Whole-word masking for T5

I want to write a custom Data Collator using the T5 tokenizer that masks whole words.
The thing is, it is difficult to know which tokens comprise a word. Some words are a single token while other words are comprised of more then 1 token.

My initial approach is for every word I should find that start and end index of the tokens in the list that comprise that word, But I don’t know if that would be any good.

How should I go about this task?


When you’re dealing with tokenization and need to mask whole words using the T5 tokenizer, one approach is to use the tokenized output and identify the boundaries of each word in the tokenized sequence.

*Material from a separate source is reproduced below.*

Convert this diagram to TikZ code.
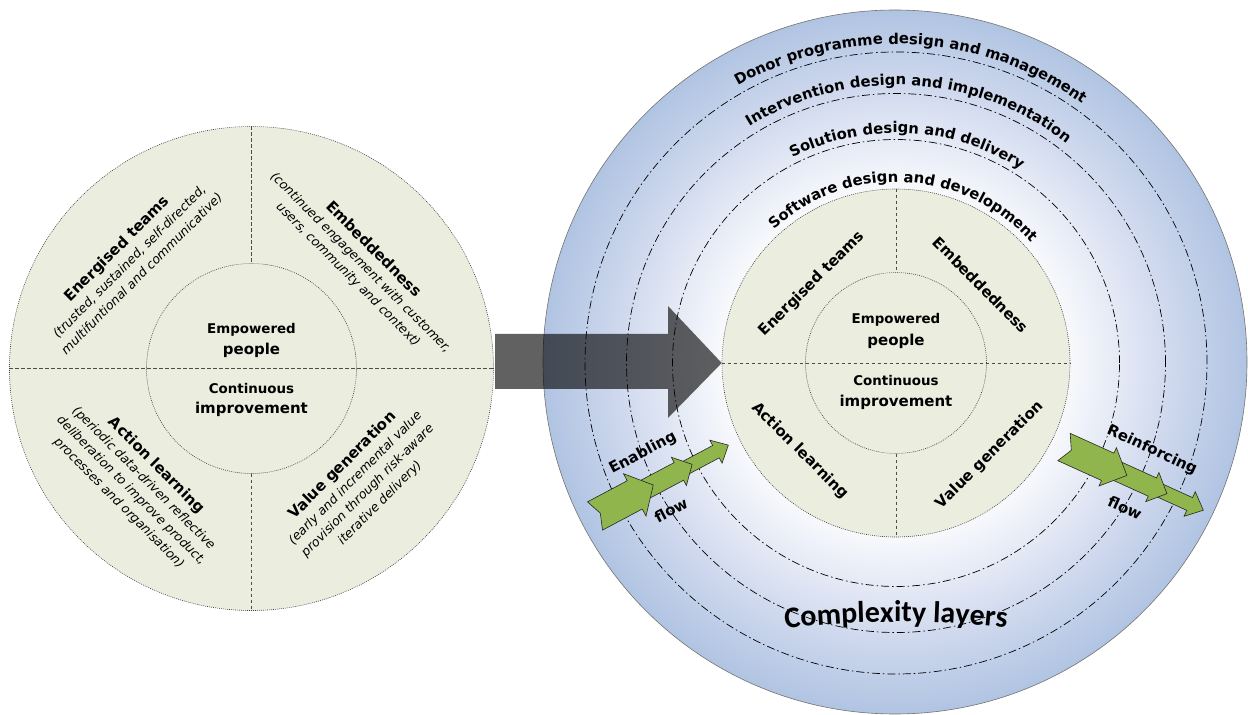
\documentclass[tikz,border=0pt]{standalone}
\usepackage{fontspec}
\setmainfont{DejaVu Sans}
\newfontfamily\calfont{Carlito}
\usetikzlibrary{decorations.text}

\definecolor{diskgreen}{RGB}{235,238,223}
\definecolor{ringblue}{RGB}{176,196,226}
\definecolor{ringmid}{RGB}{205,215,237}
\definecolor{ringpale}{RGB}{228,233,245}
\definecolor{flowgreen}{RGB}{145,181,77}

\pgfdeclareradialshading{ringshade}{\pgfpoint{0bp}{0bp}}{color(0bp)=(white); color(11bp)=(white); color(16bp)=(ringpale); color(20bp)=(ringmid); color(25bp)=(ringblue); color(50bp)=(ringblue)}

\newcommand{\ringfont}{\bfseries\fontsize{14.8}{17}\selectfont}

\begin{document}
\begin{tikzpicture}[x=1pt, y=1pt,
  quaddisk/.style={circle, fill=diskgreen, draw=black!75, line width=0.6pt, dash pattern=on 0.9pt off 1.1pt, inner sep=0pt},
  splitline/.style={draw=black!70, line width=0.8pt, dash pattern=on 3.5pt off 2.5pt},
  layerring/.style={draw=black, line width=0.7pt, dash pattern=on 8pt off 3pt on 1.5pt off 3pt},
  flowarrow/.style={fill=flowgreen, draw=black!85, line width=0.6pt, line join=miter},
  quadtext/.style={align=center, inner sep=0pt, font=\fontsize{12.6}{17.5}\selectfont},
  quadlabel/.style={inner sep=0pt, font=\bfseries\fontsize{15}{17}\selectfont},
  hubsmall/.style={anchor=base, inner sep=0pt, font=\bfseries\fontsize{13.4}{15}\selectfont},
  hubbig/.style={anchor=base, inner sep=0pt, font=\bfseries\fontsize{15}{17}\selectfont},
  flowlabel/.style={inner sep=0pt, font=\bfseries\fontsize{15}{17}\selectfont}]
\useasboundingbox (0,0) rectangle (1248,715);

% left circle
\node[quaddisk, minimum size=484pt] (lbig) at (251.5,346.5) {};
\node[quaddisk, minimum size=210pt] (lhub) at (251.5,346.5) {};
\draw[splitline] (lbig.north) -- (lhub.north);
\draw[splitline] (lhub.south) -- (lbig.south);
\draw[splitline] (lbig.west) -- (lbig.east);

\node[hubsmall] (lemp) at (251.5,381.7) {Empowered};
\node[hubbig] (lpeople) at (251.5,360) {people};
\node[hubsmall] (lcont) at (251.5,321) {Continuous};
\node[hubbig] (limpr) at (251.5,301.3) {improvement};

\node[quadtext, rotate=45] (lteams) at (129,454) {{\bfseries\fontsize{15}{17}\selectfont Energised teams}\\ \itshape(trusted, sustained, self-directed,\\ \itshape multifuntional and communicative)};
\node[quadtext, rotate=-45] (lembed) at (361,453) {{\bfseries\fontsize{15}{17}\selectfont Embeddedness}\\ \itshape(continued engagement with customer,\\ \itshape users, community and context)};
\node[quadtext, rotate=-45] (llearn) at (138,231) {{\bfseries\fontsize{15}{17}\selectfont Action learning}\\ \itshape(periodic data-driven reflective\\ \itshape deliberation to improve product,\\ \itshape processes and organisation)};
\node[quadtext, rotate=45] (lvalue) at (361,231) {{\bfseries\fontsize{15}{17}\selectfont Value generation}\\ \itshape(early and incremental value\\ \itshape provision through risk-aware\\ \itshape iterative delivery)};

% complexity layers
\shadedraw[shading=ringshade, draw=black!55, line width=0.6pt] (895,353) circle[radius=352];
\draw[layerring] (896,352) circle[radius=311];
\draw[layerring] (896,352) circle[radius=269.5];
\draw[layerring] (896,352) circle[radius=223.5];

\path[decorate, decoration={text along path, text align=center, text={|\ringfont|Donor programme design and management}}] (896,352) ++(147:319) arc[start angle=147, end angle=27, radius=319];
\path[decorate, decoration={text along path, text align=center, text={|\ringfont|Intervention design and implementation}}] (896,352) ++(147:278) arc[start angle=147, end angle=27, radius=278];
\path[decorate, decoration={text along path, text align=center, text={|\ringfont|Solution design and delivery}}] (896,352) ++(147:230) arc[start angle=147, end angle=27, radius=230];
\path[decorate, decoration={text along path, text align=center, text={|\ringfont|Software design and development}}] (896,352) ++(147:181) arc[start angle=147, end angle=27, radius=181];
\path[decorate, decoration={text along path, text align=center, text={|\calfont\bfseries\fontsize{30}{36}\selectfont|Complexity layers}}] (896,-907) ++(100:1000) arc[start angle=100, end angle=80, radius=1000];

% right circle
\node[quaddisk, minimum size=348pt] (rbig) at (896,352) {};
\node[quaddisk, minimum size=181pt] (rhub) at (896,352) {};
\draw[splitline] (rbig.north) -- (rhub.north);
\draw[splitline] (rhub.south) -- (rbig.south);
\draw[splitline] (rbig.west) -- (rbig.east);

\node[hubsmall] (remp) at (896,391.1) {Empowered};
\node[hubbig] (rpeople) at (896,369.6) {people};
\node[hubsmall] (rcont) at (896,329.9) {Continuous};
\node[hubbig] (rimpr) at (896,308) {improvement};

\node[quadlabel, rotate=45] (rteams) at (812,431) {Energised teams};
\node[quadlabel, rotate=-45] (rembed) at (981,430) {Embeddedness};
\node[quadlabel, rotate=-45] (rlearn) at (800,264) {Action learning};
\node[quadlabel, rotate=45] (rvalue) at (990,260) {Value generation};

% big arrow
\fill[black, opacity=0.62] (495,326) -- (668,326) -- (668,297) -- (rbig.west) -- (668,409) -- (668,381) -- (495,381) -- cycle;

% flows
\begin{scope}[shift={(595,199)}, rotate=28]
  \foreach \ts/\hb/\tp/\w/\h in {85/137/151/7/13, 35/95/110/10/16, 0/45/66/16/24}
    \draw[flowarrow] (\ts,\w) -- (\hb,\w) -- (\hb,\h) -- (\tp,0) -- (\hb,-\h) -- (\hb,-\w) -- (\ts,-\w) -- (\ts+6,0) -- cycle;
\end{scope}
\begin{scope}[shift={(1064,268)}, rotate=-24.4]
  \foreach \ts/\hb/\tp/\w/\h in {85/138/153/7/13.5, 35/97/113/10/16, 0/48/69/15/21}
    \draw[flowarrow] (\ts,\w) -- (\hb,\w) -- (\hb,\h) -- (\tp,0) -- (\hb,-\h) -- (\hb,-\w) -- (\ts,-\w) -- (\ts+8,0) -- cycle;
\end{scope}

\node[flowlabel, rotate=28] (enab) at (643,262) {Enabling};
\node[flowlabel, rotate=28] (enflow) at (671,205) {flow};
\node[flowlabel, rotate=-25] (reinf) at (1152,265) {Reinforcing};
\node[flowlabel, rotate=-24] (reflow) at (1125,207) {flow};
\end{tikzpicture}
\end{document}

The T5 tokenizer in the transformers library provides a method called tokenize_plus that can be helpful for this task.

Here’s a step-by-step guide on how you can create a custom data collator to mask whole words using the T5 tokenizer:
from transformers import T5Tokenizer
from transformers import DataCollatorForLanguageModeling
import torch

class CustomDataCollator(DataCollatorForLanguageModeling):
def init(self, tokenizer, mlm=True, mlm_probability=0.15):
super().init(tokenizer=tokenizer, mlm=mlm, mlm_probability=mlm_probability)

def mask_words(self, input_ids, labels):
    masked_input_ids = input_ids.clone()

    for i in range(len(labels)):
        # Identify the start and end index of each word in the tokenized sequence
        start_idx = (input_ids[i] == self.tokenizer.pad_token_id).nonzero().item() + 1
        end_idx = len(input_ids[i]) - (input_ids[i][::-1] == self.tokenizer.pad_token_id).nonzero().item() - 1

        # Mask the entire word
        masked_input_ids[i, start_idx:end_idx] = self.tokenizer.mask_token_id
        labels[i, start_idx:end_idx] = input_ids[i, start_idx:end_idx].clone()

    return masked_input_ids, labels

def __call__(self, examples):
    batch = self._tensorize_batch(examples)
    input_ids, labels = self.mask_tokens(batch["input_ids"], batch["labels"])

    # Additional step to mask whole words
    masked_input_ids, masked_labels = self.mask_words(input_ids, labels)

    return {"input_ids": masked_input_ids, "labels": masked_labels}

Example usage

tokenizer = T5Tokenizer.from_pretrained(“t5-small”)
data_collator = CustomDataCollator(tokenizer)

Dummy data for demonstration

dummy_data = [{“text”: “This is an example sentence.”}, {“text”: “Another example for testing.”}]
encoded_data = tokenizer(dummy_data, return_tensors=“pt”, padding=True)

Apply the custom data collator

masked_batch = data_collator(encoded_data[“input_ids”])

print(“Input IDs:”, masked_batch[“input_ids”])
print(“Labels:”, masked_batch[“labels”])

Hi, thanks for the reply?
I might be missing something, but where is the use of tokenize_plus?
Also, since we are dealing with a causal model, should mlm be set to False?
In the case where I am want to pre-train a t5 and I simply want to mask words, what are the labels supposed to be in this case?